Unser physischer Körper strebt permanent ein inneres Gleichgewicht an und jede einzelne Zelle reagiert empfindlich auf schon kleinste Veränderungen. Damit lebensnotwendige Stoffwechselprozesse ungehindert ablaufen können, ist unser physischer Körper auf ein ausreichendes Angebot an Nährstoffen sowie ausreichend gutes Wasser, genügend Sauerstoff und natürlich ausreichend Bewegung und erholsamer, regelmäßiger Schlaf angewiesen.
Auch hier geht es wieder um Bewusstsein. Wie schnell oder wie lange dauert es, bis wir bemerken, dass unserem physischen Körper etwas fehlt? Und wie sensibel und achtsam reagieren wir auf seine Bedürfnisse? Yoga kann in diesem Hinblick unterstützen, bewusster in Kontakt zu kommen.
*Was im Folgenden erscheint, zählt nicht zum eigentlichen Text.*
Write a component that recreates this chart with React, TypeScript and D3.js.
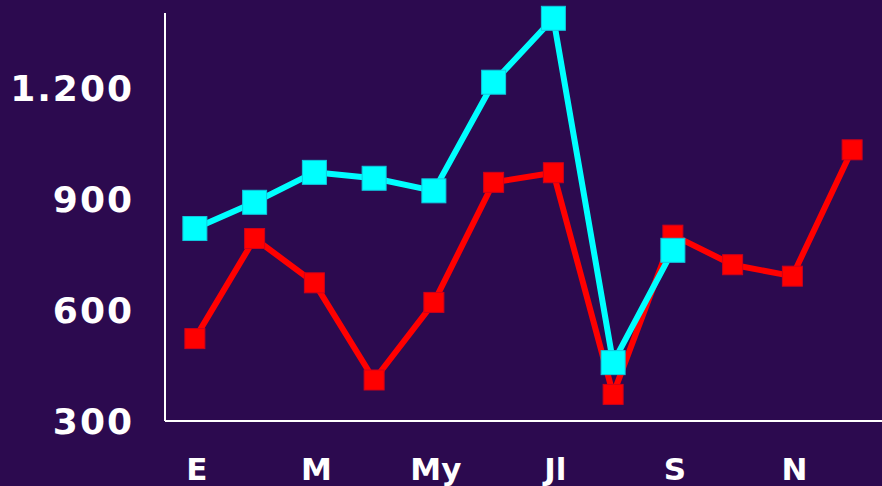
import React, { useEffect, useRef } from 'react';
import * as d3 from 'd3';

const months = ["E", "F", "M", "A", "My", "Jn", "Jl", "Ag", "S", "O", "N", "D"];
const shownMonths = ["E", "M", "My", "Jl", "S", "N"];
const redValues = [523, 794, 674, 411, 621, 946, 972, 372, 803, 723, 692, 1034];
const cyanValues = [821, 892, 973, 957, 923, 1217, 1390, 458, 762];
const yTicks = [300, 600, 900, 1200];

const W = 882;
const H = 486;

export default function App() {
  const svgRef = useRef<SVGSVGElement>(null);

  useEffect(() => {
    if (!svgRef.current) return;
    const svg = d3.select(svgRef.current);
    svg.selectAll("*").remove();

    const left = 165;
    const bottom = 421;
    const top = 13;

    svg.append("rect").attr("width", W).attr("height", H).attr("fill", "#2c0a4f");

    const x = d3.scalePoint<string>().domain(months).range([left, W]).padding(0.5);
    const y = d3.scaleLinear().domain([300, 1400]).range([bottom, 14.6]);

    // axes lines
    svg.append("line")
      .attr("x1", left).attr("x2", left).attr("y1", top).attr("y2", bottom)
      .attr("stroke", "#ffffff").attr("stroke-width", 2);
    svg.append("line")
      .attr("x1", left).attr("x2", W).attr("y1", bottom).attr("y2", bottom)
      .attr("stroke", "#ffffff").attr("stroke-width", 2);

    // y tick labels
    svg.append("g")
      .selectAll("text")
      .data(yTicks)
      .enter()
      .append("text")
      .attr("x", 134)
      .attr("y", d => y(d))
      .attr("dy", "0.36em")
      .attr("text-anchor", "end")
      .attr("fill", "#ffffff")
      .attr("font-family", "DejaVu Sans, Verdana, sans-serif")
      .attr("font-weight", "bold")
      .attr("font-size", "36px")
      .attr("letter-spacing", "2px")
      .text(d => d3.format(",")(d).replace(/,/g, "."));

    // x tick labels
    svg.append("g")
      .selectAll("text")
      .data(shownMonths)
      .enter()
      .append("text")
      .attr("x", d => x(d)! + 2)
      .attr("y", 480)
      .attr("text-anchor", "middle")
      .attr("fill", "#ffffff")
      .attr("font-family", "DejaVu Sans, Verdana, sans-serif")
      .attr("font-weight", "bold")
      .attr("font-size", "31px")
      .text(d => d);

    const drawSeries = (values: number[], color: string, edge: string, size: number) => {
      const pts = values.map((v, i) => [x(months[i])!, y(v)] as [number, number]);
      svg.append("path")
        .attr("d", d3.line()(pts))
        .attr("fill", "none")
        .attr("stroke", color)
        .attr("stroke-width", 6)
        .attr("stroke-linejoin", "round");
      svg.append("g")
        .selectAll("rect")
        .data(pts)
        .enter()
        .append("rect")
        .attr("x", d => d[0] - size / 2)
        .attr("y", d => d[1] - size / 2)
        .attr("width", size)
        .attr("height", size)
        .attr("fill", color)
        .attr("stroke", edge)
        .attr("stroke-width", 1);
    };

    drawSeries(redValues, "#ff0000", "#d0001a", 20);
    drawSeries(cyanValues, "#00ffff", "#10c8e0", 24);
  }, []);

  return (
    <div style={{ position: 'fixed', left: 0, top: 0, width: W, height: H }}>
      <svg ref={svgRef} width={W} height={H} />
    </div>
  );
}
Das Bewusstsein für den physischen Körper veränderte sich im tantrischen Zeitalter (ab 6. Jh. v. Chr.) derartig, dass nun der menschliche Körper nicht länger als schmutzig oder gar wertlos angesehen wurde. Wir Menschen befinden uns also immer noch in diesem Prozess.
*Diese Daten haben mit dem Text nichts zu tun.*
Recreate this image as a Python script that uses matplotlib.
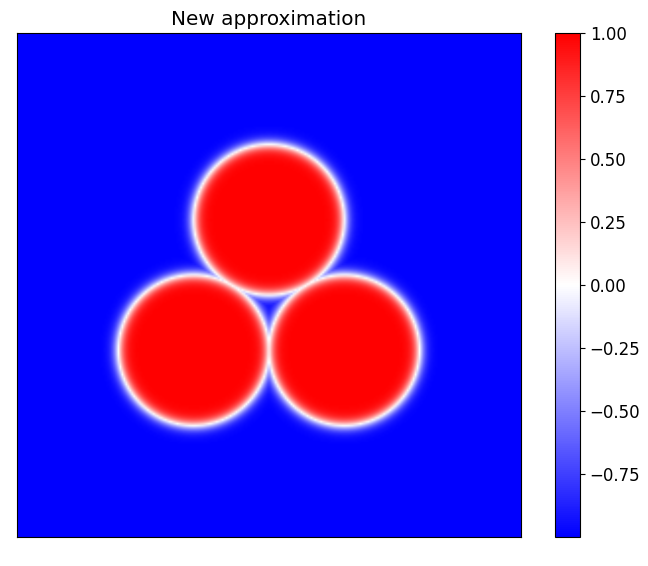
import numpy as np
import matplotlib
matplotlib.use("Agg")
import matplotlib.pyplot as plt

# Circle parameters (domain [0,1]x[0,1], image rows from top)
centers_x = [0.50, 0.35, 0.65]
centers_y = [0.37, 0.63, 0.63]
radius = 0.15
epsilon = 0.01
n_grid = 256
vmin, vmax = -0.999, 1.0

xs = np.linspace(0, 1, n_grid)
X, Y = np.meshgrid(xs, xs)
U = np.full_like(X, -1.0)
for cx, cy in zip(centers_x, centers_y):
    d = np.sqrt((X - cx) ** 2 + (Y - cy) ** 2)
    U = np.maximum(U, np.tanh((radius - d) / (np.sqrt(2) * epsilon)))

fig = plt.figure(figsize=(6.48, 5.66), dpi=100)
ax = fig.add_axes([17/648, 1-537/566, 504/648, 504/566])
im = ax.imshow(U, cmap='bwr', vmin=vmin, vmax=vmax, extent=[0, 1, 1, 0], interpolation='bilinear')
ax.set_xticks([])
ax.set_yticks([])
ax.set_title("New approximation", fontsize=14.4)
cax = fig.add_axes([555/648, 1-537/566, 25/648, 504/566])
cb = fig.colorbar(im, cax=cax)
cb.ax.tick_params(labelsize=12)
fig.savefig("out.png", dpi=100)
Seither betrachteten die yogīs und yogīnīs den Körper nun als heiligen Tempel der Seele. Ich verstehe es so, dass es unsere Pflicht ist, sich um diesen Körper zu kümmern, sodass die Seele gerne in ihrem derzeitigen zu Hause wohnt und sich wohl und wertgeschätzt fühlt, bis sie in einen neuen Körper inkarniert. Hieraus erklären sich auch die Reinigungsrituale, niedergeschrieben in der Gheraṇḍa-Saṃhitā als Teil der Haṭha-Yoga-Pradīpikā, welche letztlich dazu dienen, den Körper durchlässiger für das Licht zu machen. Das innere Licht soll nach außen scheinen können und ebenso empfänglich und aufnahmebereit für das ihn umgebende Licht sein.
Innerhalb unserer wundervollen āṣṭhaṅga sādhana wird der physische Körper vor allem im kriyā angesprochen. Bewegung und Atmung finden hier zusammen, genauer gesagt brauchen sie einander, auch um Agni, das Verdauungsfeuer aufzubauen und am Laufen zu halten. Die śiva Energie mit ihrem Potenzial Altes zu verbrennen, damit Neues Platz hat, zeichnet sich hier in ihrer Qualität aus. Natürlich ist die śakti Energie vorhanden, aber um tapas spürbar zu machen, muss śiva herausgefordert werden. Und das möglichst regelmäßig, beständig und mit Begeisterung.
Prāṇamaya-kośa
Viel feinstofflicher und als sogenannte zweite Schicht befindet sich unser Lichtkörper immer noch in Verbindung mit unserem physischen Körper in etwa einem halben Zentimeter Entfernung zur Haut. Der prāṇamaya kośa
nimmt die Sonnenenergie als eine seiner Hauptquellen auf und verteilt diese im gesamten annamaya-kośa. Hieraus erklärt sich die daraus resultierende eng verknüpfte physische Gesundheit.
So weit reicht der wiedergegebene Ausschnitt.